In a scheduled announcement on April 21, 2021, the Bank of Canada kept its target for the overnight lending rate at its effective lower bound of 0.25%. While the Bank once again signaled it will continue to keep rates low until economic slack is absorbed and inflation is sustainably back to its 2% target, the goalposts for those appear to have been moved forward slightly.
The Bank has started to taper its quantitative easing (QE) program, moving from $4 billion to $3 billion in net purchases of Government of Canada bonds per week. If eventual higher interest rates can be thought of as tapping the brakes on the economy, then the tapering of the QE program can be thought of as starting to ease up on the gas.
The Bank noted while the outlook has improved for both the global and Canadian economies, these had also become more uneven and uncertain around COVID-19 outbreaks, variants of concern, and vaccine rollouts. The Bank pointed out, “the global recovery has lifted commodity prices, including oil, contributing to the strength of the Canadian dollar.”
The Bank said it’s keeping a close eye on rising home prices across Canada, acknowledging this trend is the result of very strong demand running up against extremely limited supply. While this is expected to moderate in time, housing was the component of GDP most upwardly revised in the Bank’s most recent forecast, expected to add 1.9% or almost a third of the forecast 6.5% rebound in economic growth this year.
Looking ahead, along with the strength in housing, the Bank also expects consumption in Canada to rebound strongly later this year “as vaccines roll out and the economy reopens.” This is expected to continue out to the Bank’s forecast horizon out to the end of 2023.

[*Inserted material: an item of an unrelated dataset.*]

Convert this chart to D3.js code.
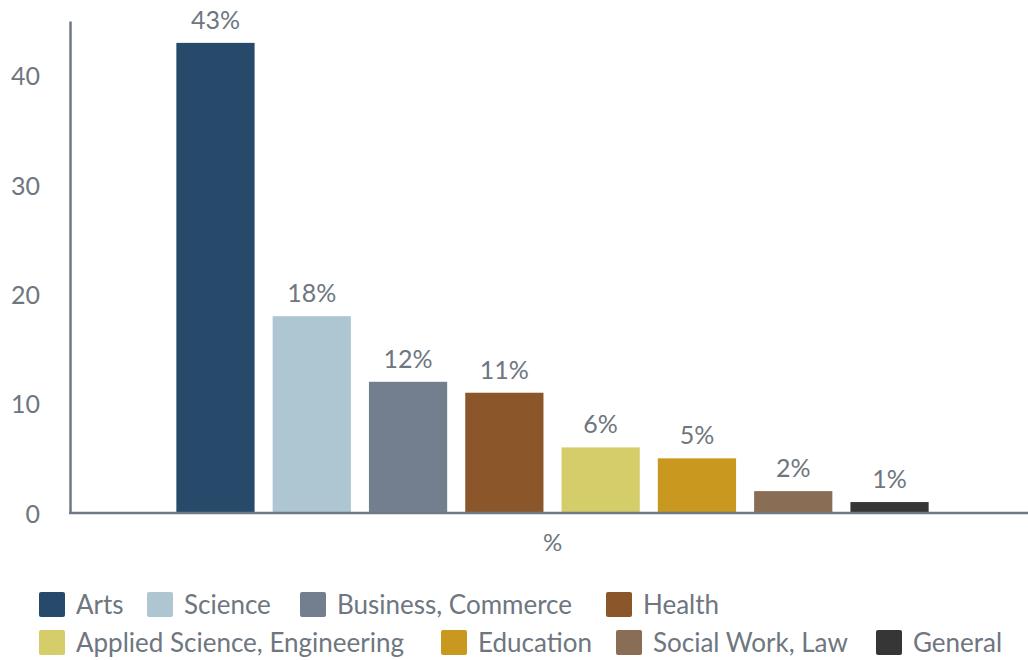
<!DOCTYPE html>
<html><head><meta charset="utf-8">
<script src="https://cdn.jsdelivr.net/npm/d3@7"></script>
<style>body{margin:0;background:#fff}svg{display:block}</style>
</head><body>
<svg id="c" width="1028" height="660"></svg>
<script>
const categories = ["%"];
const series = ["Arts","Science","Business, Commerce","Health","Applied Science, Engineering","Education","Social Work, Law","General"];
const values = [43,18,12,11,6,5,2,1];
const labels = ["43%","18%","12%","11%","6%","5%","2%","1%"];
const colors = ["#274a6b","#adc6d1","#737f8f","#8b572a","#d5cc6a","#c9981f","#8a6d55","#363636"];
const yTicks = [0,10,20,30,40];

(function(){
const font = "Lato, 'Open Sans', sans-serif";
const textCol = "#6e7680", axisCol = "#6f7985";
const svg = d3.select("#c");
const mLeft = 71, mRight = 1034, mTop = 21, mBottom = 513;
const y = d3.scaleLinear().domain([0,45]).range([mBottom, mTop]);
const x0 = d3.scaleBand().domain(categories).range([mLeft, mRight]).paddingInner(0.2).paddingOuter(0.1);
const x1 = d3.scaleBand().domain(series).range([0, x0.bandwidth()]).paddingInner(0.1875).paddingOuter(0.094);

const g = svg.append("g");
categories.forEach(c => {
  const gg = g.append("g").attr("transform", `translate(${x0(c)},0)`);
  gg.selectAll("rect").data(series).join("rect")
    .attr("x", s => x1(s)).attr("width", x1.bandwidth())
    .attr("y", (s,i) => y(values[i])).attr("height", (s,i) => y(0) - y(values[i]))
    .attr("fill", (s,i) => colors[i]);
  gg.selectAll("text").data(series).join("text")
    .attr("x", s => x1(s) + x1.bandwidth()/2)
    .attr("y", (s,i) => y(values[i]) - 14)
    .attr("text-anchor","middle").attr("font-family", font).attr("font-size", 25)
    .attr("fill", textCol).text((s,i) => labels[i]);
});

const ya = svg.append("g").attr("transform", `translate(70,0)`)
  .call(d3.axisLeft(y).tickValues(yTicks).tickSize(0).tickPadding(30));
ya.select(".domain").attr("stroke", axisCol).attr("stroke-width", 2.5);
ya.selectAll("text").attr("font-family", font).attr("font-size", 25).attr("fill", textCol).attr("dy","0.36em");

const xa = svg.append("g").attr("transform", `translate(0,${mBottom})`)
  .call(d3.axisBottom(x0).tickSize(0).tickPadding(21));
xa.select(".domain").attr("stroke", axisCol).attr("stroke-width", 2.5).attr("d", `M69,0H1028`);
xa.selectAll("text").attr("font-family", font).attr("font-size", 24).attr("fill", textCol);

const legPos = [[39,592],[147,592],[300,592],[606,592],[39,630],[441,630],[616,630],[876,630]];
const lg = svg.append("g");
series.forEach((s,i) => {
  const [lx, ly] = legPos[i];
  lg.append("rect").attr("x", lx).attr("y", ly).attr("width", 26).attr("height", 25).attr("rx", 2)
    .attr("fill", colors[i]);
  lg.append("text").attr("x", lx + 37).attr("y", ly + 12.5).attr("dy", "0.36em")
    .attr("font-family", font).attr("font-size", 26).attr("fill", textCol).text(s);
});
})();
</script>
</body></html>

Even so, it will take time for the slack in the economy created by the pandemic to be absorbed, especially now that the Bank has “revised up its estimate of potential output in light of greater resilience to the pandemic and accelerated digitalization.” That means the bar for full capacity that we are moving towards has just been raised.
That revision to the estimate of potential output notwithstanding, the Bank thinks we’ll get there a little sooner than it did a few months ago. Previously, the Bank had anticipated slack in the economy would be absorbed and inflation would return to 2% on a sustained basis in 2023. It’s now projecting this will happen “sometime in the second half of 2022.”
With the QE program beginning to wind down and the goalposts for an economy at full capacity moving forward, the bottom line is higher interest rates could come sooner than previously expected, though they remain more than a year away at this point.
As of April 14, 2021, the benchmark five-year lending rate was 4.79%. All mortgage applicants must qualify for financing based on an interest rate no less than the benchmark five-year lending rate, even if the mortgage is for less than five years. The Office of Superintendent of Financial Institutions consultations are currently underway to raise that qualifying rate to 5.25% in the uninsured mortgage space.
Canada’s major chartered banks are currently advertising five-year fixed mortgage special interest rates of around 2.14%. Home buyers can often negotiate the interest rate for mortgage financing based on their creditworthiness and the degree to which they do other banking business with the mortgage lender.
The Bank of Canada’s next scheduled interest rate announcement will be on June 9, 2021. The next full update of the Bank’s outlook for the economy and inflation, including risks to the projection, will be published in its Monetary Policy Report on July 14, 2021.